Das gilt auch für die Fähigkeit, ein Unrecht zu bekennen.

Ein Mensch mit geringem Selbstwertgefühl neigt dazu, zu leugnen, dass er Unrecht getan hat. Er gesteht sich vielleicht nicht einmal selbst, geschweige denn anderen gegenüber, ein Fehlverhalten ein. Das Eingeständnis eines Fehlers kann für ihn niederschmetternd sein. Ein Mensch mit einem guten Selbstwertgefühl hingegen erkennt, dass auch der beste Mensch Fehler machen kann, und es fällt ihm nicht schwer, diese zuzugeben.

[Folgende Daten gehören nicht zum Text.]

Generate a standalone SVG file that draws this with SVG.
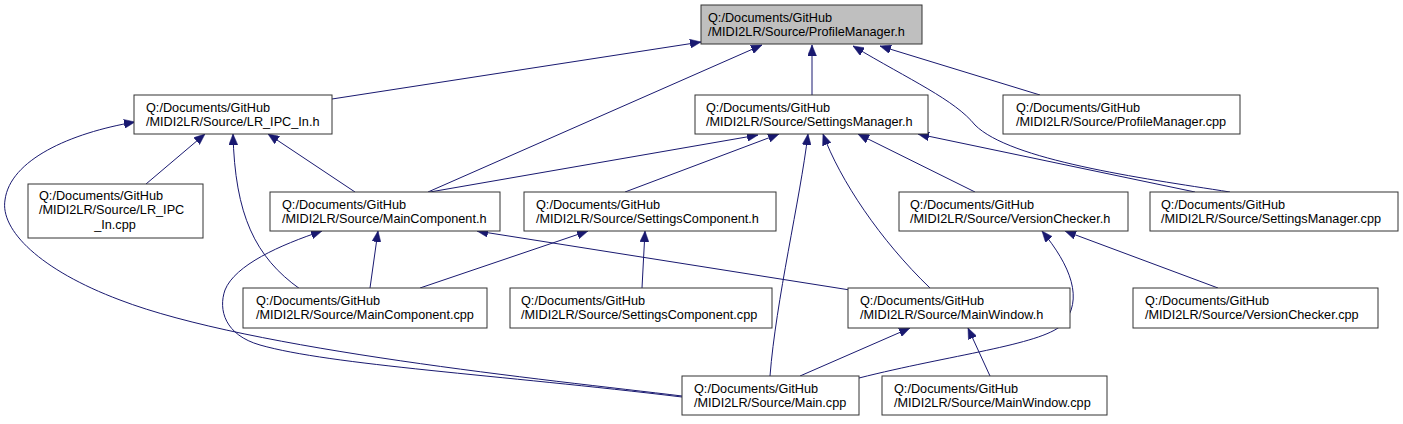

Wenn ich Vorträge über Selbstwertgefühl halte, fragen mich die Leute immer: „Was können wir tun, um unseren Kindern zu helfen, ihr Selbstwertgefühl aufzubauen?“ Meine Antwort lautet, dass das Wichtigste ist, selbst ein gutes Selbstwertgefühl zu haben. Selbstwertgefühl ist ansteckend. Eltern, die ein positives Selbstwertgefühl haben, schaffen eine Atmosphäre, in der sich das Kind positiv fühlen kann. Eltern mit geringem Selbstwertgefühl verhalten sich so, dass sie ihre negativen Gefühle an ihre Kinder weitergeben.

Lea hatte Grund, ein geringes Selbstwertgefühl zu haben.

Jaakow zog ihre Schwester ihr vor, und sie hatte sich daran beteiligt, ihn zu betrügen. Wenn die Tora sagt, dass G-tt sah, dass Lea verachtet war (Bereschit 29,31), bedeutet das nicht, dass Jaakow sie verachtete. Der Patriarch hat seine Frau nicht verachtet. Es bedeutet, dass Lea sich selbst verachtete, weil sie an dem Betrug beteiligt war. Die Namen, die Lea ihren ersten drei Kindern gab, deuten alle darauf hin, wie schlecht sie sich selbst fühlte. Als sie Jehuda gebar, hatte sich ihr Selbstwertgefühl so weit verbessert, dass sie Dankbarkeit empfinden konnte. Sie übertrug ihre positive Einstellung auf Jehuda, der deshalb in der Lage war, zu bekennen.